### Dataset section:
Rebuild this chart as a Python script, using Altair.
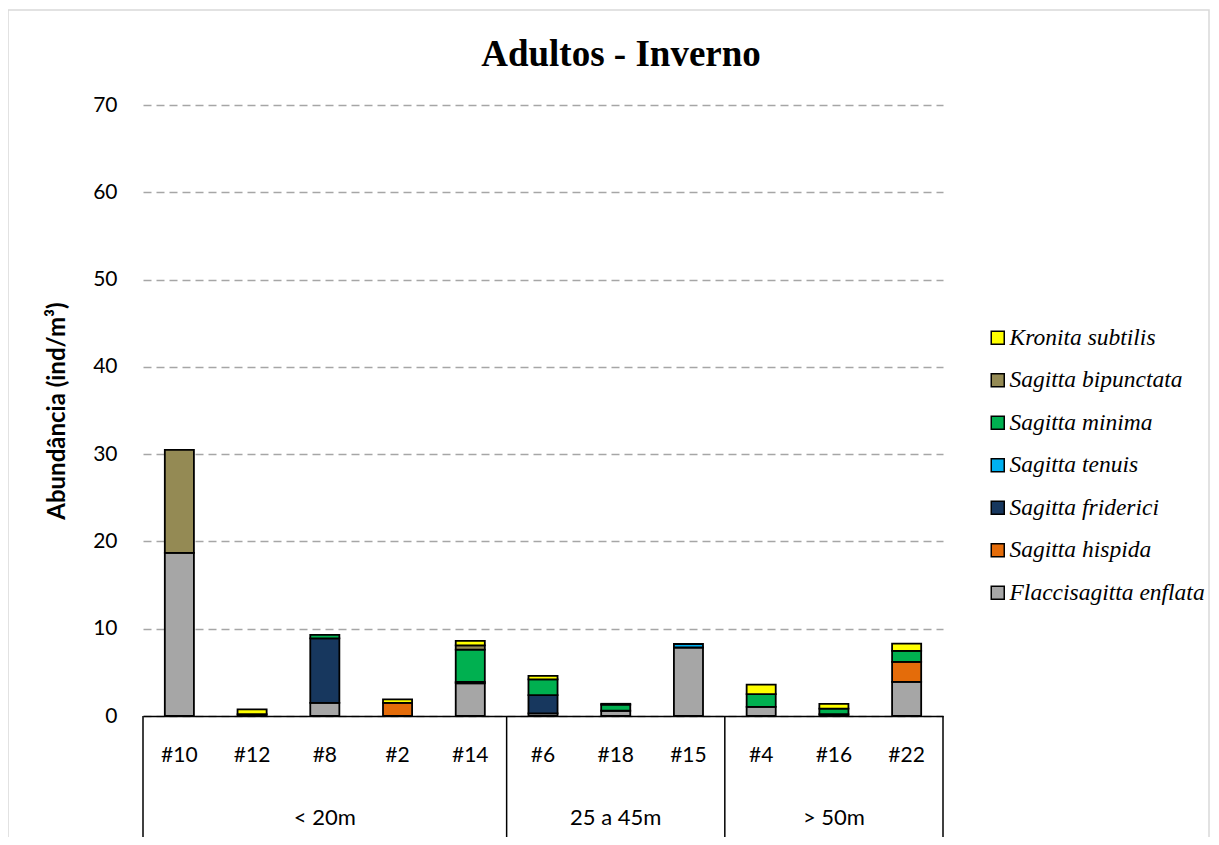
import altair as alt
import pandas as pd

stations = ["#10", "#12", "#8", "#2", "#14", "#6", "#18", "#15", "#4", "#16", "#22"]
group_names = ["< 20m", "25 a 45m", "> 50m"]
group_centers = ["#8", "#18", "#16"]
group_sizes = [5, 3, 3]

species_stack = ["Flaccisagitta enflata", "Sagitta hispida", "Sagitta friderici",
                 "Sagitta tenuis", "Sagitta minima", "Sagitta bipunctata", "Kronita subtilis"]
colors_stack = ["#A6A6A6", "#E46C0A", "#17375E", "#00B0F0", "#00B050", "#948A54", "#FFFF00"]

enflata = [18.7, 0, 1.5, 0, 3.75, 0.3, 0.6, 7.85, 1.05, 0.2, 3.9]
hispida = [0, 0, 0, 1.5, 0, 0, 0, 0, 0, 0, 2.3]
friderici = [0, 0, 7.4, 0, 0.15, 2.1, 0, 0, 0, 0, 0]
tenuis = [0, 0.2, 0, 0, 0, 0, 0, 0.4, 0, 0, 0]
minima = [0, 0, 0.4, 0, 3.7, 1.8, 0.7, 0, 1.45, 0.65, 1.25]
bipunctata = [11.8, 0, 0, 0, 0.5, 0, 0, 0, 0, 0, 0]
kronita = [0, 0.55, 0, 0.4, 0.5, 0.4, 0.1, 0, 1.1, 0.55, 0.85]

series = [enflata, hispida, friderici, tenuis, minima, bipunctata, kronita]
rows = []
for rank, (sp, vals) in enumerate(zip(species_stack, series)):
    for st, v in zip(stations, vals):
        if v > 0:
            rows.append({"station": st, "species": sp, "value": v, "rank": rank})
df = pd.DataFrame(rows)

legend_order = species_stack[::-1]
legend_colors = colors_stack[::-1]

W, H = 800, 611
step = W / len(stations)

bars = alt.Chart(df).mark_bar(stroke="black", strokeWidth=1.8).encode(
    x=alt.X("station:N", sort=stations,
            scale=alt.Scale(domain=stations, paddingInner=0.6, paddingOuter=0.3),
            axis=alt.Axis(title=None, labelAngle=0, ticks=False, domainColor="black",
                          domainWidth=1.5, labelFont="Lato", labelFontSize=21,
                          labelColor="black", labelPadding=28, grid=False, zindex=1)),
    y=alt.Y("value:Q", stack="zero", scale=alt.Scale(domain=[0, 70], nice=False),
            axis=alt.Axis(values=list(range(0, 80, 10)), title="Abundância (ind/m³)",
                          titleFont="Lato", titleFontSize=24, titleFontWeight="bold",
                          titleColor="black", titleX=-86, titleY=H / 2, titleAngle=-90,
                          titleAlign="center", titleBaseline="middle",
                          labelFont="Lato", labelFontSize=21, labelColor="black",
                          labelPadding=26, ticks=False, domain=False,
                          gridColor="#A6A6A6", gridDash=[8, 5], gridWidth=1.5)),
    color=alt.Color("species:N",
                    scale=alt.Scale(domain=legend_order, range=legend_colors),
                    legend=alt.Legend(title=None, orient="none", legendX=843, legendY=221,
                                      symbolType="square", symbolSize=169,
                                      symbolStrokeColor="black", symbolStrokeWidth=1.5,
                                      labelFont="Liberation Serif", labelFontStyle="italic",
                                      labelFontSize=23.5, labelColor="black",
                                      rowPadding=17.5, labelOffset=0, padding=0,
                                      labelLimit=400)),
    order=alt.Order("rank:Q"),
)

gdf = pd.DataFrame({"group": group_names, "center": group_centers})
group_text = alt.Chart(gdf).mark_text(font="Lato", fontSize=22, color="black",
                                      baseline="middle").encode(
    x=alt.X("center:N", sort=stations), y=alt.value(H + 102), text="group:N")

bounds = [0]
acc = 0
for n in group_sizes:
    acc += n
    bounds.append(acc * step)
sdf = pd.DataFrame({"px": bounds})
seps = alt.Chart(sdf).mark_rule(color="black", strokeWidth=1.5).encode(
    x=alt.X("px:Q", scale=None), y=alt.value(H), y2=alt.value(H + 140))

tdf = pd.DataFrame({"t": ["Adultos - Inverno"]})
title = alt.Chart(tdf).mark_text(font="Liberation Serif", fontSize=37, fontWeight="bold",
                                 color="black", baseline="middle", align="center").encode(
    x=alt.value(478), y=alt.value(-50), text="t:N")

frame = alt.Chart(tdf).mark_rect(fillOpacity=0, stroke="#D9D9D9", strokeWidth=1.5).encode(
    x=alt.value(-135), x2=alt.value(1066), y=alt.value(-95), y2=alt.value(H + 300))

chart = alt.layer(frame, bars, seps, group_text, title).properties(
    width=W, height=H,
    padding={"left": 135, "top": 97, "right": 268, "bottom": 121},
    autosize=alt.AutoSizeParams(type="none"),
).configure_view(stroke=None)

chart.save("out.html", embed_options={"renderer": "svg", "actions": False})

### Task brief:
Write out each line again precisely as it appears, skipping every picture.

### The answer:
Rebuild this chart as a Python script, using Altair.
import altair as alt
import pandas as pd

stations = ["#10", "#12", "#8", "#2", "#14", "#6", "#18", "#15", "#4", "#16", "#22"]
group_names = ["< 20m", "25 a 45m", "> 50m"]
group_centers = ["#8", "#18", "#16"]
group_sizes = [5, 3, 3]

species_stack = ["Flaccisagitta enflata", "Sagitta hispida", "Sagitta friderici",
                 "Sagitta tenuis", "Sagitta minima", "Sagitta bipunctata", "Kronita subtilis"]
colors_stack = ["#A6A6A6", "#E46C0A", "#17375E", "#00B0F0", "#00B050", "#948A54", "#FFFF00"]

enflata = [18.7, 0, 1.5, 0, 3.75, 0.3, 0.6, 7.85, 1.05, 0.2, 3.9]
hispida = [0, 0, 0, 1.5, 0, 0, 0, 0, 0, 0, 2.3]
friderici = [0, 0, 7.4, 0, 0.15, 2.1, 0, 0, 0, 0, 0]
tenuis = [0, 0.2, 0, 0, 0, 0, 0, 0.4, 0, 0, 0]
minima = [0, 0, 0.4, 0, 3.7, 1.8, 0.7, 0, 1.45, 0.65, 1.25]
bipunctata = [11.8, 0, 0, 0, 0.5, 0, 0, 0, 0, 0, 0]
kronita = [0, 0.55, 0, 0.4, 0.5, 0.4, 0.1, 0, 1.1, 0.55, 0.85]

series = [enflata, hispida, friderici, tenuis, minima, bipunctata, kronita]
rows = []
for rank, (sp, vals) in enumerate(zip(species_stack, series)):
    for st, v in zip(stations, vals):
        if v > 0:
            rows.append({"station": st, "species": sp, "value": v, "rank": rank})
df = pd.DataFrame(rows)

legend_order = species_stack[::-1]
legend_colors = colors_stack[::-1]

W, H = 800, 611
step = W / len(stations)

bars = alt.Chart(df).mark_bar(stroke="black", strokeWidth=1.8).encode(
    x=alt.X("station:N", sort=stations,
            scale=alt.Scale(domain=stations, paddingInner=0.6, paddingOuter=0.3),
            axis=alt.Axis(title=None, labelAngle=0, ticks=False, domainColor="black",
                          domainWidth=1.5, labelFont="Lato", labelFontSize=21,
                          labelColor="black", labelPadding=28, grid=False, zindex=1)),
    y=alt.Y("value:Q", stack="zero", scale=alt.Scale(domain=[0, 70], nice=False),
            axis=alt.Axis(values=list(range(0, 80, 10)), title="Abundância (ind/m³)",
                          titleFont="Lato", titleFontSize=24, titleFontWeight="bold",
                          titleColor="black", titleX=-86, titleY=H / 2, titleAngle=-90,
                          titleAlign="center", titleBaseline="middle",
                          labelFont="Lato", labelFontSize=21, labelColor="black",
                          labelPadding=26, ticks=False, domain=False,
                          gridColor="#A6A6A6", gridDash=[8, 5], gridWidth=1.5)),
    color=alt.Color("species:N",
                    scale=alt.Scale(domain=legend_order, range=legend_colors),
                    legend=alt.Legend(title=None, orient="none", legendX=843, legendY=221,
                                      symbolType="square", symbolSize=169,
                                      symbolStrokeColor="black", symbolStrokeWidth=1.5,
                                      labelFont="Liberation Serif", labelFontStyle="italic",
                                      labelFontSize=23.5, labelColor="black",
                                      rowPadding=17.5, labelOffset=0, padding=0,
                                      labelLimit=400)),
    order=alt.Order("rank:Q"),
)

gdf = pd.DataFrame({"group": group_names, "center": group_centers})
group_text = alt.Chart(gdf).mark_text(font="Lato", fontSize=22, color="black",
                                      baseline="middle").encode(
    x=alt.X("center:N", sort=stations), y=alt.value(H + 102), text="group:N")

bounds = [0]
acc = 0
for n in group_sizes:
    acc += n
    bounds.append(acc * step)
sdf = pd.DataFrame({"px": bounds})
seps = alt.Chart(sdf).mark_rule(color="black", strokeWidth=1.5).encode(
    x=alt.X("px:Q", scale=None), y=alt.value(H), y2=alt.value(H + 140))

tdf = pd.DataFrame({"t": ["Adultos - Inverno"]})
title = alt.Chart(tdf).mark_text(font="Liberation Serif", fontSize=37, fontWeight="bold",
                                 color="black", baseline="middle", align="center").encode(
    x=alt.value(478), y=alt.value(-50), text="t:N")

frame = alt.Chart(tdf).mark_rect(fillOpacity=0, stroke="#D9D9D9", strokeWidth=1.5).encode(
    x=alt.value(-135), x2=alt.value(1066), y=alt.value(-95), y2=alt.value(H + 300))

chart = alt.layer(frame, bars, seps, group_text, title).properties(
    width=W, height=H,
    padding={"left": 135, "top": 97, "right": 268, "bottom": 121},
    autosize=alt.AutoSizeParams(type="none"),
).configure_view(stroke=None)

chart.save("out.html", embed_options={"renderer": "svg", "actions": False})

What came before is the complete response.